The promise of VoIP has many organizations salivating. With savings to be made by leveraging Internet connectivity and whizzy new services that include deep integration with IT and video-conferencing, VoIP looks like the answer to everything those enterprises were asking for. But technology is often a double-edged weapon. Hackers and cybercriminals have spotted the potential for disruption, theft and extortion, using VoIP directly or as a means to an end. One of the major new threats to surface is telephony denial of service, or TDoS for short.
What is TDoS?
Telephony denial of service is the blocking of your voice-over-IP communication links to stop you from making or receiving calls. This can be a serious problem for commercial companies that have standardized on VoIP systems. It can literally be life-threatening if the attackers target emergency service organizations such as hospitals. The increase in this kind of attack has already prompted the Department of Homeland Security in the US to ask that victims contact it or the FBI to help counter the phenomenon.
Why VoIP Phone Systems are More Vulnerable than Data Centers
Much of the public’s attention concerning hacking has so far been focused on IT servers, end-user devices, applications and data. A large industry has sprung up as vendors vie with each other to produce anti-virus software and firewall hardware for organizations to protect their computing assets and information. VoIP systems present a new challenge and it isn’t any easier either.

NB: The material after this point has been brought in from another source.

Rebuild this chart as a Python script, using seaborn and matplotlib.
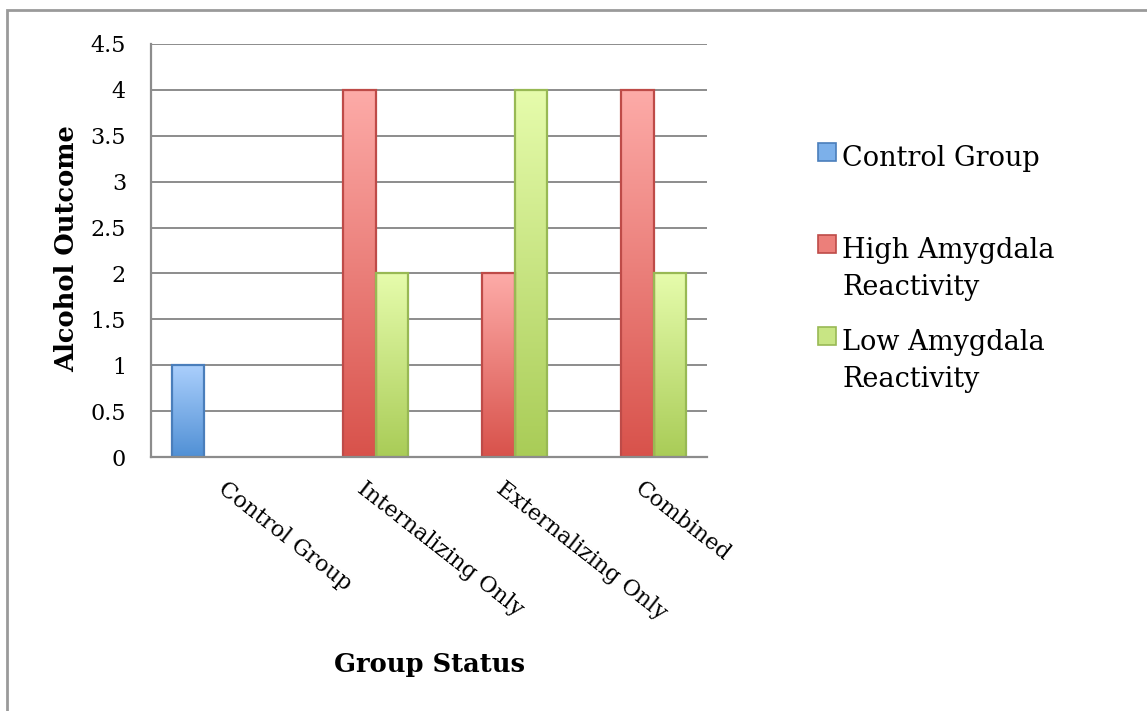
import numpy as np
import pandas as pd
import matplotlib
matplotlib.use("Agg")
import matplotlib.pyplot as plt
from matplotlib.patches import Rectangle
from matplotlib.colors import LinearSegmentedColormap, to_rgba
from matplotlib.transforms import ScaledTranslation
import seaborn as sns

# ---------------- data ----------------
categories = ["Control Group", "Internalizing Only", "Externalizing Only", "Combined"]
series = ["Control Group", "High Amygdala Reactivity", "Low Amygdala Reactivity"]
legend_lines = [["Control Group"], ["High Amygdala", "Reactivity"], ["Low Amygdala", "Reactivity"]]
control_values = [1, None, None, None]
high_values = [None, 4, 2, 4]
low_values = [None, 2, 4, 2]
y_ticks = [0, 0.5, 1, 1.5, 2, 2.5, 3, 3.5, 4, 4.5]
y_tick_labels = ["0", "0.5", "1", "1.5", "2", "2.5", "3", "3.5", "4", "4.5"]
x_title = "Group Status"
y_title = "Alcohol Outcome"

# ---------------- style ----------------
mid_colors = ["#7cb0ea", "#ec7f7a", "#c8e584"]
top_colors = ["#abcffc", "#fdaba8", "#e6fcac"]
bottom_colors = ["#5090d5", "#d8524b", "#a9cc57"]
edge_colors = ["#4a7ebb", "#be4b48", "#98b954"]
grid_gray = "#8c8c8c"

sns.set_style("white")
plt.rcParams["font.family"] = ["DejaVu Serif"]
plt.rcParams["text.color"] = "black"
plt.rcParams["xtick.labelcolor"] = "black"
plt.rcParams["ytick.labelcolor"] = "black"

W, H = 1147, 711
fig = plt.figure(figsize=(W / 100, H / 100), dpi=100)
ax = fig.add_axes([151 / W, 1 - 457 / H, (707 - 151) / W, (457 - 44) / H])

rows = []
for s, vals in zip(series, [control_values, high_values, low_values]):
    for c, v in zip(categories, vals):
        if v is not None:
            rows.append({"group": c, "series": s, "value": v})
df = pd.DataFrame(rows)

sns.barplot(data=df, x="group", y="value", hue="series", order=categories,
            hue_order=series, palette=mid_colors, width=0.692, errorbar=None,
            ax=ax, legend=False, saturation=1)

# gradient fill of each bar
grad = np.linspace(0, 1, 256).reshape(-1, 1)
mid_rgba = [np.array(to_rgba(c)) for c in mid_colors]
for p in list(ax.patches):
    h = p.get_height()
    if h == 0 or np.isnan(h):
        continue
    fc = np.array(p.get_facecolor())
    idx = int(np.argmin([np.abs(fc - m).sum() for m in mid_rgba]))
    cmap = LinearSegmentedColormap.from_list("g%d" % idx, [bottom_colors[idx], top_colors[idx]])
    x0, y0, w = p.get_x(), p.get_y(), p.get_width()
    ax.imshow(grad, extent=[x0, x0 + w, y0, y0 + h], origin="lower", aspect="auto",
              cmap=cmap, zorder=3, interpolation="bicubic")
    p.set_facecolor("none")
    p.set_edgecolor(edge_colors[idx])
    p.set_linewidth(1.6)
    p.set_zorder(4)

ax.set_xlim(-0.5, 3.5)
ax.set_ylim(0, 4.5)
ax.set_aspect("auto")

# grid & spines
ax.set_axisbelow(True)
ax.yaxis.grid(True, color=grid_gray, linewidth=1.4)
ax.xaxis.grid(False)
for side in ["top", "right"]:
    ax.spines[side].set_visible(False)
for side in ["left", "bottom"]:
    ax.spines[side].set_color(grid_gray)
    ax.spines[side].set_linewidth(1.6)
    ax.spines[side].set_zorder(5)

# ticks
ax.set_yticks(y_ticks)
ax.set_yticklabels(y_tick_labels, fontsize=16)
ax.set_xticks(np.arange(-0.5, 4.0, 1.0))
ax.set_xticklabels([""] * 5)
ax.set_xticks(range(len(categories)), minor=True)
ax.set_xticklabels(categories, minor=True, rotation=-38, ha="left", va="top",
                   rotation_mode="anchor", fontsize=16)
ax.tick_params(axis="x", which="major", length=6, width=1.4, color=grid_gray, direction="out")
ax.tick_params(axis="x", which="minor", length=0, pad=15)
ax.tick_params(axis="y", which="major", length=6, width=1.4, color=grid_gray,
               direction="out", pad=12)
shift = ScaledTranslation(7 / 100, 0, fig.dpi_scale_trans)
for lbl in ax.get_xticklabels(minor=True):
    lbl.set_transform(lbl.get_transform() + shift)
ax.set_xlabel("")
ax.set_ylabel("")

# axis titles
fig.text(66.5 / W, 1 - 248.5 / H, y_title, rotation=90, ha="center", va="center",
         fontsize=18.5, fontweight="bold")
fig.text(429 / W, 1 - 672 / H, x_title, ha="center", va="baseline",
         fontsize=18.5, fontweight="bold")

# legend
sq_y = [143, 235, 327]
base_y = [166, 258, 350]
for i in range(len(series)):
    fig.add_artist(Rectangle((818 / W, 1 - (sq_y[i] + 18) / H), 18 / W, 18 / H,
                             transform=fig.transFigure, facecolor=mid_colors[i],
                             edgecolor=edge_colors[i], linewidth=1.2))
    for j, line in enumerate(legend_lines[i]):
        fig.text(842 / W, 1 - (base_y[i] + 37 * j) / H, line, ha="left",
                 va="baseline", fontsize=19.5)

# outer chart-area border (cropped on right/bottom)
fig.add_artist(Rectangle((7 / W, -0.5), 2.0, 1 - 9.5 / H + 0.5, transform=fig.transFigure,
                         fill=False, edgecolor="#9a9a9a", linewidth=2))

fig.savefig("out.png", dpi=100)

- Organizations need to keep their phone systems relatively open. After all, if you can’t communicate, then often you can’t operate. Restricting access to phone links with elaborate protective measures is intuitively counterproductive.
- TDoS attacks can be done using less hacking resources than for DDoS attacks (Distributed Denial of Service attacks designed to cripple or block IT servers). An automated script that simply dials a target phone number, hangs up, dials again and so on can effectively prevent any other callers from getting through.
As an extra twist, TDoS attackers have also been phoning in themselves to demand ransom payments, with the threat of a real TDoS to follow if the money is not paid immediately. With Caller ID spoofing and anonymous credit card accounts to receive pay-offs, it may be impossible for victims to identify their cyber-aggressors.
What Can Organizations Do?
VoIP is still a digital resource like the IT infrastructure in general. Phone lines cannot always be hidden behind firewalls in the same way that servers can, but new security solutions now offer protection for VoIP. They can protect VoIP installations against brute force attempts (‘harvesting’) to gain access to directory information. They can also help to redirect and filter traffic in a TDoS attack, while blocking undesirable sources, much in the same way that this is done for DDoS attacks on data centers. The biggest step forward may however be in raising business awareness of such threats. That may mean taking a lead from the problems already caused in other parts of the world, notably Russia and Eastern Europe, rather than waiting for them to happen locally and having to scramble to fix the situation and get back to normal.